Material provided:
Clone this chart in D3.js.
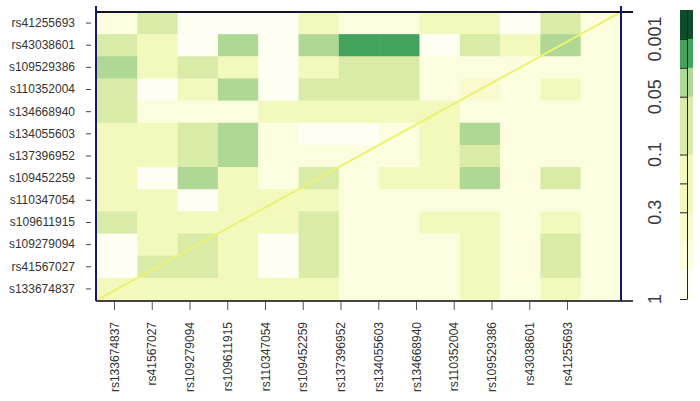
<!DOCTYPE html>
<html>
<head>
<meta charset="utf-8">
<script src="https://cdn.jsdelivr.net/npm/d3@7"></script>
<style>
  body { margin: 0; background: #fff; }
  svg { display: block; font-family: "Liberation Sans", Arial, sans-serif; }
</style>
</head>
<body>
<div id="chart"></div>
<script>
// row labels, top to bottom (as printed, first letter clipped on most)
const rowLabels = ["rs41255693", "rs43038601", "s109529386", "s110352004", "s134668940",
  "s134055603", "s137396952", "s109452259", "s110347054", "s109611915",
  "s109279094", "rs41567027", "s133674837"];

// column labels, left to right
const colLabels = ["rs133674837", "rs41567027", "rs109279094", "rs109611915", "rs110347054",
  "rs109452259", "rs137396952", "rs134055603", "rs134668940", "rs110352004",
  "rs109529386", "rs43038601", "rs41255693"];

// p-values, one array per row (top to bottom)
const pValues = [
  [0.6, 0.07, 0.9, 0.9, 0.9, 0.15, 0.6, 0.6, 0.15, 0.15, 0.9, 0.07, 0.6],
  [0.07, 0.15, 0.9, 0.03, 0.9, 0.03, 0.005, 0.005, 0.9, 0.07, 0.15, 0.03, 0.6],
  [0.03, 0.15, 0.07, 0.15, 0.9, 0.15, 0.07, 0.07, 0.6, 0.6, 0.6, 0.6, 0.6],
  [0.07, 0.9, 0.15, 0.03, 0.9, 0.07, 0.07, 0.07, 0.6, 0.4, 0.6, 0.15, 0.6],
  [0.07, 0.6, 0.6, 0.6, 0.15, 0.15, 0.15, 0.15, 0.15, 0.6, 0.6, 0.6, 0.6],
  [0.15, 0.15, 0.07, 0.03, 0.6, 0.9, 0.9, 0.6, 0.15, 0.03, 0.6, 0.6, 0.6],
  [0.15, 0.15, 0.07, 0.03, 0.6, 0.6, 0.6, 0.6, 0.15, 0.07, 0.6, 0.6, 0.6],
  [0.15, 0.9, 0.03, 0.15, 0.6, 0.07, 0.6, 0.15, 0.15, 0.03, 0.6, 0.07, 0.6],
  [0.15, 0.15, 0.9, 0.15, 0.15, 0.15, 0.6, 0.6, 0.6, 0.6, 0.6, 0.6, 0.6],
  [0.07, 0.15, 0.15, 0.15, 0.15, 0.07, 0.6, 0.6, 0.15, 0.15, 0.6, 0.15, 0.6],
  [0.9, 0.15, 0.07, 0.15, 0.9, 0.07, 0.6, 0.6, 0.6, 0.15, 0.6, 0.07, 0.6],
  [0.9, 0.07, 0.07, 0.15, 0.9, 0.07, 0.6, 0.6, 0.6, 0.15, 0.6, 0.07, 0.6],
  [0.15, 0.15, 0.15, 0.15, 0.15, 0.15, 0.6, 0.6, 0.6, 0.15, 0.6, 0.15, 0.6]
];

// colour key breaks and the colours between them
const colorBreaks = [0, 0.001, 0.01, 0.05, 0.075, 0.1, 0.2, 0.3, 0.5, 0.75, 1];
const colorSteps = ["#0d4d2b", "#43a35c", "#aed893", "#d8eba7", "#d8eba7",
  "#f3f8bc", "#f3f8bc", "#f9fbcf", "#fcfdde", "#fefef2"];
const colorTicks = [0.001, 0.01, 0.05, 0.1, 0.2, 0.3, 1];
const colorTickLabels = ["0.001", "", "0.05", "0.1", "", "0.3", "1"];

const width = 700, height = 401;
const plot = {left: 97, right: 621, top: 12, bottom: 300};

const svg = d3.select("#chart")
  .append("svg")
    .attr("width", width)
    .attr("height", height);

const x = d3.scaleBand()
  .domain(colLabels)
  .range([plot.left, plot.right]);

const y = d3.scaleBand()
  .domain(rowLabels)
  .range([plot.top, plot.bottom]);

// bottom ticks in the original sit on their own spacing, not on the cells
const xTick = d3.scalePoint()
  .domain(colLabels)
  .range([114, 567]);

const color = d3.scaleThreshold()
  .domain(colorBreaks.slice(1, -1))
  .range(colorSteps);

// cells
const cells = [];
pValues.forEach((row, i) => row.forEach((p, j) => cells.push({row: rowLabels[i], col: colLabels[j], p: p})));

svg.append("g")
  .selectAll("rect")
  .data(cells)
  .join("rect")
    .attr("x", d => x(d.col))
    .attr("y", d => y(d.row))
    .attr("width", x.bandwidth() + 0.5)
    .attr("height", y.bandwidth() + 0.5)
    .attr("fill", d => color(d.p));

// diagonal
svg.append("line")
  .attr("x1", plot.left).attr("y1", plot.bottom)
  .attr("x2", plot.right).attr("y2", plot.top)
  .attr("stroke", "#eef272")
  .attr("stroke-width", 2);

// frame
svg.append("line").attr("x1", 96).attr("x2", 633).attr("y1", plot.top).attr("y2", plot.top)
  .attr("stroke", "#14142e").attr("stroke-width", 2);
svg.append("line").attr("x1", 96).attr("x2", 633).attr("y1", plot.bottom + 1).attr("y2", plot.bottom + 1)
  .attr("stroke", "#444").attr("stroke-width", 2);
svg.append("line").attr("x1", 96).attr("x2", 96).attr("y1", 6).attr("y2", plot.bottom + 1)
  .attr("stroke", "#16166a").attr("stroke-width", 2);
svg.append("line").attr("x1", plot.right).attr("x2", plot.right).attr("y1", 6).attr("y2", plot.bottom + 1)
  .attr("stroke", "#16166a").attr("stroke-width", 2);

// left axis
const yAxis = svg.append("g")
  .attr("transform", "translate(91,0)")
  .call(d3.axisLeft(y).tickSize(5).tickSizeOuter(0).tickPadding(11));
yAxis.select(".domain").remove();
yAxis.selectAll("line").attr("stroke", "#444");
yAxis.selectAll("text")
  .style("font-size", "12px")
  .attr("fill", "#333")
  .attr("font-family", null);

// bottom axis
const xAxis = svg.append("g")
  .attr("transform", `translate(0,${plot.bottom + 2})`)
  .call(d3.axisBottom(xTick).tickSize(8).tickSizeOuter(0));
xAxis.select(".domain").remove();
xAxis.selectAll("line").attr("stroke", "#555");
xAxis.selectAll("text")
  .attr("transform", "rotate(-90)")
  .attr("x", -20)
  .attr("y", 0)
  .attr("dy", "0.35em")
  .style("text-anchor", "end")
  .style("font-size", "12px")
  .attr("fill", "#333")
  .attr("font-family", null);

// colour key
const yKey = d3.scalePoint()
  .domain(colorBreaks)
  .range([10, 299]);

svg.append("g")
  .selectAll("rect")
  .data(colorSteps)
  .join("rect")
    .attr("x", 680)
    .attr("width", 13)
    .attr("y", (d, i) => yKey(colorBreaks[i]))
    .attr("height", (d, i) => yKey(colorBreaks[i + 1]) - yKey(colorBreaks[i]) + 0.5)
    .attr("fill", d => d);

const keyAxis = svg.append("g")
  .attr("transform", "translate(687,0)")
  .call(d3.axisLeft(yKey).tickValues(colorTicks).tickSize(7).tickSizeOuter(0).tickFormat(""));
keyAxis.select(".domain").attr("stroke", "#222");
keyAxis.selectAll("line").attr("stroke", "#222");

svg.append("g")
  .selectAll("text")
  .data(colorTicks)
  .join("text")
    .attr("transform", d => `translate(661,${yKey(d)})rotate(-90)`)
    .attr("text-anchor", "middle")
    .style("font-size", "18px")
    .attr("fill", "#3a3a3a")
    .text((d, i) => colorTickLabels[i]);
</script>
</body>
</html>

What you will do:
Leave the pictures out, and print every line of the listing exactly as written.

Completed task:
Clone this chart in D3.js.
<!DOCTYPE html>
<html>
<head>
<meta charset="utf-8">
<script src="https://cdn.jsdelivr.net/npm/d3@7"></script>
<style>
  body { margin: 0; background: #fff; }
  svg { display: block; font-family: "Liberation Sans", Arial, sans-serif; }
</style>
</head>
<body>
<div id="chart"></div>
<script>
// row labels, top to bottom (as printed, first letter clipped on most)
const rowLabels = ["rs41255693", "rs43038601", "s109529386", "s110352004", "s134668940",
  "s134055603", "s137396952", "s109452259", "s110347054", "s109611915",
  "s109279094", "rs41567027", "s133674837"];

// column labels, left to right
const colLabels = ["rs133674837", "rs41567027", "rs109279094", "rs109611915", "rs110347054",
  "rs109452259", "rs137396952", "rs134055603", "rs134668940", "rs110352004",
  "rs109529386", "rs43038601", "rs41255693"];

// p-values, one array per row (top to bottom)
const pValues = [
  [0.6, 0.07, 0.9, 0.9, 0.9, 0.15, 0.6, 0.6, 0.15, 0.15, 0.9, 0.07, 0.6],
  [0.07, 0.15, 0.9, 0.03, 0.9, 0.03, 0.005, 0.005, 0.9, 0.07, 0.15, 0.03, 0.6],
  [0.03, 0.15, 0.07, 0.15, 0.9, 0.15, 0.07, 0.07, 0.6, 0.6, 0.6, 0.6, 0.6],
  [0.07, 0.9, 0.15, 0.03, 0.9, 0.07, 0.07, 0.07, 0.6, 0.4, 0.6, 0.15, 0.6],
  [0.07, 0.6, 0.6, 0.6, 0.15, 0.15, 0.15, 0.15, 0.15, 0.6, 0.6, 0.6, 0.6],
  [0.15, 0.15, 0.07, 0.03, 0.6, 0.9, 0.9, 0.6, 0.15, 0.03, 0.6, 0.6, 0.6],
  [0.15, 0.15, 0.07, 0.03, 0.6, 0.6, 0.6, 0.6, 0.15, 0.07, 0.6, 0.6, 0.6],
  [0.15, 0.9, 0.03, 0.15, 0.6, 0.07, 0.6, 0.15, 0.15, 0.03, 0.6, 0.07, 0.6],
  [0.15, 0.15, 0.9, 0.15, 0.15, 0.15, 0.6, 0.6, 0.6, 0.6, 0.6, 0.6, 0.6],
  [0.07, 0.15, 0.15, 0.15, 0.15, 0.07, 0.6, 0.6, 0.15, 0.15, 0.6, 0.15, 0.6],
  [0.9, 0.15, 0.07, 0.15, 0.9, 0.07, 0.6, 0.6, 0.6, 0.15, 0.6, 0.07, 0.6],
  [0.9, 0.07, 0.07, 0.15, 0.9, 0.07, 0.6, 0.6, 0.6, 0.15, 0.6, 0.07, 0.6],
  [0.15, 0.15, 0.15, 0.15, 0.15, 0.15, 0.6, 0.6, 0.6, 0.15, 0.6, 0.15, 0.6]
];

// colour key breaks and the colours between them
const colorBreaks = [0, 0.001, 0.01, 0.05, 0.075, 0.1, 0.2, 0.3, 0.5, 0.75, 1];
const colorSteps = ["#0d4d2b", "#43a35c", "#aed893", "#d8eba7", "#d8eba7",
  "#f3f8bc", "#f3f8bc", "#f9fbcf", "#fcfdde", "#fefef2"];
const colorTicks = [0.001, 0.01, 0.05, 0.1, 0.2, 0.3, 1];
const colorTickLabels = ["0.001", "", "0.05", "0.1", "", "0.3", "1"];

const width = 700, height = 401;
const plot = {left: 97, right: 621, top: 12, bottom: 300};

const svg = d3.select("#chart")
  .append("svg")
    .attr("width", width)
    .attr("height", height);

const x = d3.scaleBand()
  .domain(colLabels)
  .range([plot.left, plot.right]);

const y = d3.scaleBand()
  .domain(rowLabels)
  .range([plot.top, plot.bottom]);

// bottom ticks in the original sit on their own spacing, not on the cells
const xTick = d3.scalePoint()
  .domain(colLabels)
  .range([114, 567]);

const color = d3.scaleThreshold()
  .domain(colorBreaks.slice(1, -1))
  .range(colorSteps);

// cells
const cells = [];
pValues.forEach((row, i) => row.forEach((p, j) => cells.push({row: rowLabels[i], col: colLabels[j], p: p})));

svg.append("g")
  .selectAll("rect")
  .data(cells)
  .join("rect")
    .attr("x", d => x(d.col))
    .attr("y", d => y(d.row))
    .attr("width", x.bandwidth() + 0.5)
    .attr("height", y.bandwidth() + 0.5)
    .attr("fill", d => color(d.p));

// diagonal
svg.append("line")
  .attr("x1", plot.left).attr("y1", plot.bottom)
  .attr("x2", plot.right).attr("y2", plot.top)
  .attr("stroke", "#eef272")
  .attr("stroke-width", 2);

// frame
svg.append("line").attr("x1", 96).attr("x2", 633).attr("y1", plot.top).attr("y2", plot.top)
  .attr("stroke", "#14142e").attr("stroke-width", 2);
svg.append("line").attr("x1", 96).attr("x2", 633).attr("y1", plot.bottom + 1).attr("y2", plot.bottom + 1)
  .attr("stroke", "#444").attr("stroke-width", 2);
svg.append("line").attr("x1", 96).attr("x2", 96).attr("y1", 6).attr("y2", plot.bottom + 1)
  .attr("stroke", "#16166a").attr("stroke-width", 2);
svg.append("line").attr("x1", plot.right).attr("x2", plot.right).attr("y1", 6).attr("y2", plot.bottom + 1)
  .attr("stroke", "#16166a").attr("stroke-width", 2);

// left axis
const yAxis = svg.append("g")
  .attr("transform", "translate(91,0)")
  .call(d3.axisLeft(y).tickSize(5).tickSizeOuter(0).tickPadding(11));
yAxis.select(".domain").remove();
yAxis.selectAll("line").attr("stroke", "#444");
yAxis.selectAll("text")
  .style("font-size", "12px")
  .attr("fill", "#333")
  .attr("font-family", null);

// bottom axis
const xAxis = svg.append("g")
  .attr("transform", `translate(0,${plot.bottom + 2})`)
  .call(d3.axisBottom(xTick).tickSize(8).tickSizeOuter(0));
xAxis.select(".domain").remove();
xAxis.selectAll("line").attr("stroke", "#555");
xAxis.selectAll("text")
  .attr("transform", "rotate(-90)")
  .attr("x", -20)
  .attr("y", 0)
  .attr("dy", "0.35em")
  .style("text-anchor", "end")
  .style("font-size", "12px")
  .attr("fill", "#333")
  .attr("font-family", null);

// colour key
const yKey = d3.scalePoint()
  .domain(colorBreaks)
  .range([10, 299]);

svg.append("g")
  .selectAll("rect")
  .data(colorSteps)
  .join("rect")
    .attr("x", 680)
    .attr("width", 13)
    .attr("y", (d, i) => yKey(colorBreaks[i]))
    .attr("height", (d, i) => yKey(colorBreaks[i + 1]) - yKey(colorBreaks[i]) + 0.5)
    .attr("fill", d => d);

const keyAxis = svg.append("g")
  .attr("transform", "translate(687,0)")
  .call(d3.axisLeft(yKey).tickValues(colorTicks).tickSize(7).tickSizeOuter(0).tickFormat(""));
keyAxis.select(".domain").attr("stroke", "#222");
keyAxis.selectAll("line").attr("stroke", "#222");

svg.append("g")
  .selectAll("text")
  .data(colorTicks)
  .join("text")
    .attr("transform", d => `translate(661,${yKey(d)})rotate(-90)`)
    .attr("text-anchor", "middle")
    .style("font-size", "18px")
    .attr("fill", "#3a3a3a")
    .text((d, i) => colorTickLabels[i]);
</script>
</body>
</html>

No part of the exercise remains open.